The Thais call Tan Suang U a jek, the opprobrious word for a Chinese, but Thai women are happy enough to get a Chinese son-in-law: “Good for you, daughter! Marry a jek and you’ll eat pork every day; you won’t eat dried fish and chase ducks round a pond all your life, like your poor mother.”

When his wife suggests using contraception, Tan Suang U tells her to stop talking filth. Children are strength, he says, to which his wife replies with a Thai proverb that one child equals seven years of poverty. “Sure,” says Tan Suang U, “if you raise a child the way the Thais do. Treat him like a little God. Give him everything he wants. If a child is twenty and hasn’t even begun to work—like some I’ve seen here—then one child is a lifetime of poverty, not seven years. But my children will be raised to work, and study, and grow up able to look after themselves.”

In this, too, he is disappointed. His only son takes to drink and goes off to live with a prostitute from the northeast, while his favorite daughter becomes engaged to a poor Thai school-teacher, to whom Tan Suang U is most ungracious. The young man seeks to explain that Thais love and respect their parents just as the Chinese do, but show their feelings in different ways: “You see, Thai parents let their sons depend on them. The Chinese and the farang don’t understand why Thai parents encourage that, but they do it because they see dependence as a form of love.”

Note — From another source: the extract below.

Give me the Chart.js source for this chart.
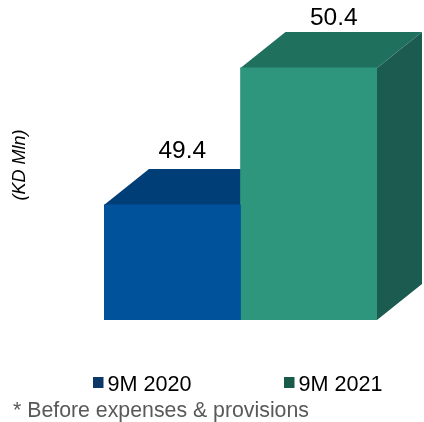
<!DOCTYPE html>
<html>
<head>
<meta charset="utf-8">
<script src="https://cdn.jsdelivr.net/npm/chart.js@4/dist/chart.umd.min.js"></script>
<style>
  html, body { margin: 0; padding: 0; background: #fff; overflow: hidden; }
  canvas { display: block; }
</style>
</head>
<body>
<canvas id="myChart" width="424" height="422"></canvas>
<script>
const categories = ["9M 2020", "9M 2021"];
const values = [49.4, 50.4];
const valueLabels = ["49.4", "50.4"];
const axisTitle = "(KD Mln)";
const footnote = "* Before expenses & provisions";

const frontColors = ["#00539b", "#2d967c"];
const topColors = ["#003e78", "#20705e"];
const sideColors = ["#00305c", "#1c5c50"];
const legendColors = ["#0c3868", "#1a5a4a"];

const FONT = '"Liberation Sans", Arial, sans-serif';
const depthX = 45;
const depthY = 36;

function face(ctx, color, pts) {
  ctx.fillStyle = color;
  ctx.beginPath();
  pts.forEach((p, i) => (i ? ctx.lineTo(p[0], p[1]) : ctx.moveTo(p[0], p[1])));
  ctx.closePath();
  ctx.fill();
}

// top and side faces go behind the bars, chart.js draws the front faces
const box3d = {
  id: "box3d",
  beforeDatasetsDraw(chart) {
    const ctx = chart.ctx;
    const base = chart.scales.y.bottom;
    categories.forEach((c, i) => {
      const bar = chart.getDatasetMeta(i).data[0];
      const l = bar.x - bar.width / 2;
      const r = bar.x + bar.width / 2;
      face(ctx, sideColors[i], [[r, bar.y], [r + depthX, bar.y - depthY], [r + depthX, base - depthY], [r, base]]);
      face(ctx, topColors[i], [[l, bar.y], [l + depthX, bar.y - depthY], [r + depthX, bar.y - depthY], [r, bar.y]]);
    });
  },
};

const labelShiftX = [10, 25];
const labelGapY = [11, 7];

const texts = {
  id: "texts",
  afterDraw(chart) {
    const ctx = chart.ctx;
    ctx.save();
    ctx.textBaseline = "alphabetic";

    // value labels
    ctx.textAlign = "center";
    ctx.fillStyle = "#000";
    ctx.font = "24.5px " + FONT;
    valueLabels.forEach((t, i) => {
      const bar = chart.getDatasetMeta(i).data[0];
      ctx.fillText(t, bar.x + labelShiftX[i], bar.y - depthY - labelGapY[i]);
    });

    // legend
    ctx.textAlign = "left";
    ctx.font = "21.6px " + FONT;
    const legendX = [93, 284];
    categories.forEach((c, i) => {
      ctx.fillStyle = legendColors[i];
      ctx.fillRect(legendX[i], 377, 10.5, 11);
      ctx.fillStyle = "#000";
      ctx.fillText(c, legendX[i] + 14.5, 391);
    });

    // footnote
    ctx.fillStyle = "#595959";
    ctx.font = "21.3px " + FONT;
    ctx.fillText(footnote, 13, 416.5);
    ctx.restore();
  },
};

new Chart(document.getElementById("myChart"), {
  type: "bar",
  data: {
    labels: [""],
    datasets: categories.map((c, i) => ({
      label: c,
      data: [values[i]],
      backgroundColor: frontColors[i],
      categoryPercentage: 1,
      barPercentage: 1,
    })),
  },
  options: {
    responsive: false,
    animation: false,
    layout: { padding: { top: 10, right: 47, bottom: 102, left: 0 } },
    plugins: { legend: { display: false }, tooltip: { enabled: false } },
    scales: {
      x: { display: false },
      y: {
        min: 48.56,
        max: 50.823,
        ticks: { display: false },
        grid: { display: false },
        border: { display: false },
        title: {
          display: true,
          text: axisTitle,
          color: "#000",
          font: { family: FONT, size: 18, style: "italic" },
          padding: { top: 9, bottom: 0 },
        },
        afterFit(axis) {
          axis.width = 104;
        },
      },
    },
  },
  plugins: [box3d, texts],
});
</script>
</body>
</html>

Eventually Tan Suang U relents and goes to live with his daughter and Thai son-in-law. He ends up saying about his children: “I could not shelter them from the thousands of daily experiences which made them another people, another race. There are so many of our people here, yet the Thais have won.”

When Letters from Thailand first appeared, it aroused much anger both from the Thais and Chinese. On second reading, most people came to acknowledge the truth of the satire, and anyway could not resist the humor and good nature with which it was done. The Thai Ministry of Education later made Letters from Thailand a set book for the teaching of social studies, and wisely so, for a good novel is worth a shelf of sociological tracts.